Twitter Corpus of the #BlackLivesMatter Movement And Counter Protests: 2013 to 2020

Twitter Corpus of the #BlackLivesMatter Movement And Counter Protests: 2013 to 2020

Abstract

Black Lives Matter (BLM) is a grassroots movement protesting violence towards Black individuals and communities with a focus on police brutality. The movement has gained significant media and political attention following the killings of Ahmaud Arbery, Breonna Taylor, and George Floyd and the shooting of Jacob Blake in 2020 [1]. Due to its decentralized nature, the #BlackLivesMatter social media hashtag has come to both represent the movement and been used as a call to action. Similar hashtags have appeared to counter the BLM movement, such as #AllLivesMatter and #BlueLivesMatter. We introduce a data set of 41.8 million tweets from 10 million users which contain one of the following keywords: BlackLivesMatter, AllLivesMatter and BlueLivesMatter1. This data set contains all currently available tweets from the beginning of the BLM movement in 2013 to June 2020. We summarize the data set and show temporal trends in use of both the BlackLivesMatter keyword and keywords associated with counter movements. In the past, similarly themed, though much smaller in scope, BLM data sets have been used for studying discourse in protest and counter protest movements [3, 2], predicting retweets [5], examining the role of social media in protest movements [6, 4] and exploring narrative agency [7]. This paper open-sources a large-scale data set to facilitate research in the areas of computational social science, communications, political science, natural language processing, and machine learning.

\keywords

Social media Twitter hashtags social movements protests policing

1 Value of the Data

  • These data are useful because they showcase the entire course of a large, ongoing social movement (Black Lives Matter) and its counter protests (All Lives Matter and Blue Lives Matter). To our knowledge, no other Twitter data sets exist that cover the entire span of the Black Lives Matter movement to date.

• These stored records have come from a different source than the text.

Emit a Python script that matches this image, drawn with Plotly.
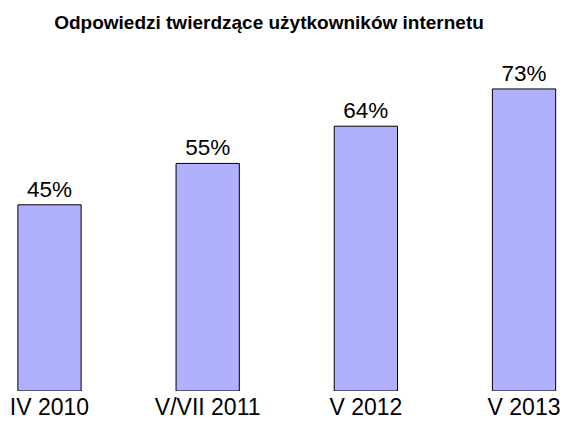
import plotly.graph_objects as go

categories = ["IV 2010", "V/VII 2011", "V 2012", "V 2013"]
values = [45, 55, 64, 73]
labels = ["45%", "55%", "64%", "73%"]
positions = [0, 1, 2, 3]

FONT = "Liberation Sans, Arial, sans-serif"

fig = go.Figure()
fig.add_trace(go.Bar(
    x=positions, y=values, width=0.4,
    marker=dict(color="#b0b0ff", line=dict(color="#000000", width=1)),
    text=labels, textposition="outside", constraintext="none",
    textfont=dict(family=FONT, size=22.5, color="#000000"),
    cliponaxis=False, showlegend=False, hoverinfo="skip",
))

fig.update_layout(
    width=565, height=425,
    margin=dict(l=0, r=0, t=60, b=34),
    paper_bgcolor="white", plot_bgcolor="white",
    title=dict(text="<b>Odpowiedzi twierdzące użytkowników internetu</b>",
               x=269 / 565, xanchor="center", y=1 - 22 / 425, yanchor="middle",
               font=dict(family=FONT, size=19, color="#000000")),
    xaxis=dict(range=[-0.313, 3.259], showgrid=False, zeroline=False,
               tickvals=positions, ticktext=categories, ticks="",
               tickfont=dict(family=FONT, size=23, color="#000000")),
    yaxis=dict(range=[0, 80], showgrid=False, zeroline=False,
               showticklabels=False, ticks=""),
)

fig.write_html("out.html", config={"displayModeBar": False},
               post_script="document.body.style.margin='0';")
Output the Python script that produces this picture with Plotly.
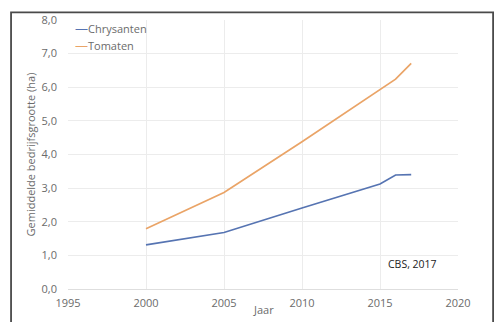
import plotly.graph_objects as go

# Gemiddelde bedrijfsgrootte (ha) per jaar
jaren = [2000, 2005, 2010, 2015, 2016, 2017]
chrysanten = [1.31, 1.68, 2.41, 3.12, 3.39, 3.40]
tomaten = [1.79, 2.87, 4.38, 5.92, 6.24, 6.71]

series = [("Chrysanten", chrysanten, "#5674B2"),
          ("Tomaten", tomaten, "#EAA467")]

x_ticks = [1995, 2000, 2005, 2010, 2015, 2020]
y_ticks = [0, 1, 2, 3, 4, 5, 6, 7, 8]

font = "Open Sans, Lato, sans-serif"
grey = "#6b6b6b"

fig = go.Figure()
for naam, waarden, kleur in series:
    fig.add_trace(go.Scatter(x=jaren, y=waarden, name=naam, mode="lines",
                             line=dict(color=kleur, width=1.7),
                             showlegend=False))

# legend entries drawn as text items in the top-left of the plot area
annotations = []
for i, (naam, _, kleur) in enumerate(series):
    annotations.append(dict(
        xref="paper", yref="paper", x=0.012, y=0.972 - i * 0.066,
        xanchor="left", yanchor="middle", showarrow=False,
        text=(f"<span style='color:{kleur};font-size:13px'>\u2014</span>"
              f"{naam}"),
        font=dict(family=font, size=11, color=grey)))

annotations += [
    dict(xref="paper", yref="paper", x=-0.095, y=0.5, textangle=-90,
         text="Gemiddelde bedrijfsgrootte (ha)", showarrow=False,
         xanchor="center", yanchor="middle",
         font=dict(family=font, size=11, color=grey)),
    dict(xref="paper", yref="paper", x=0.502, y=-0.075, text="Jaar",
         showarrow=False, xanchor="center", yanchor="middle",
         font=dict(family=font, size=11, color=grey)),
    dict(x=2017.1, y=0.75, text="CBS, 2017", showarrow=False,
         xanchor="center", yanchor="middle",
         font=dict(family=font, size=10.5, color="#222222")),
]

fig.update_layout(
    width=496, height=322,
    margin=dict(l=68, r=38, t=15, b=27),
    paper_bgcolor="white", plot_bgcolor="white",
    separators=",.",
    annotations=annotations,
    shapes=[dict(type="rect", xref="paper", yref="paper",
                 x0=-0.146, x1=1.09, y0=-0.2, y1=1.0286,
                 line=dict(color="#4a4a4a", width=1.8), layer="above")],
    xaxis=dict(range=[1995, 2020], tickvals=x_ticks, showgrid=True,
               gridcolor="#ececec", gridwidth=1, zeroline=False,
               showline=False, ticks="", ticklabelstandoff=6,
               tickfont=dict(family=font, size=11, color=grey)),
    yaxis=dict(range=[0, 8], tickvals=y_ticks, tickformat=".1f",
               showgrid=True, gridcolor="#ececec", gridwidth=1,
               zeroline=True, zerolinecolor="#dedede", zerolinewidth=1,
               showline=False, ticks="", ticklabelstandoff=10,
               tickfont=dict(family=font, size=11, color=grey)),
)

fig.write_html("out.html")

  • All researchers interested in systemic racism, social movements, grassroots campaigns, racial inequality, police brutality and counter protests, especially those working in the fields of computational social science, communications, and political science, can benefit from this data.

  • The data set contains 41.8 million posts from 10 million users and can be used to identify linguistic patterns associated with the social movements and their counter protests, social networks (through friend/follower user data), temporal and spatial patterns (through the use of timestamps and latitude/longitude coordinates), inter- and intra- movement dialog and the spread of news and misinformation (through retweets and tweets linking news articles).

  • Since 2013, the BLM movement has grown exponentially, resulting in global protests and several counter protests. This historical data, starting in 2013 and ending in 2020, permits researchers to track this grassroots movement from its social media beginnings.

2 Data Description

Tweets containing the keywords BlackLivesMatter, AllLivesMatter and BlueLivesMatter were collected from the Twitter API from January 2013 to June 2020. Table 1 contains counts of total number of tweets and users for the entire data set and each keyword. It also includes counts for the following: retweets (original tweets which are shared by other users on the platform), replies (tweets which directly respond to another tweet), geotagged (latitude/longitude coordinates associated with the tweet) and top languages (automatically detected language of the tweet). Retweets may or may not contain additional content created by the user doing the retweeting.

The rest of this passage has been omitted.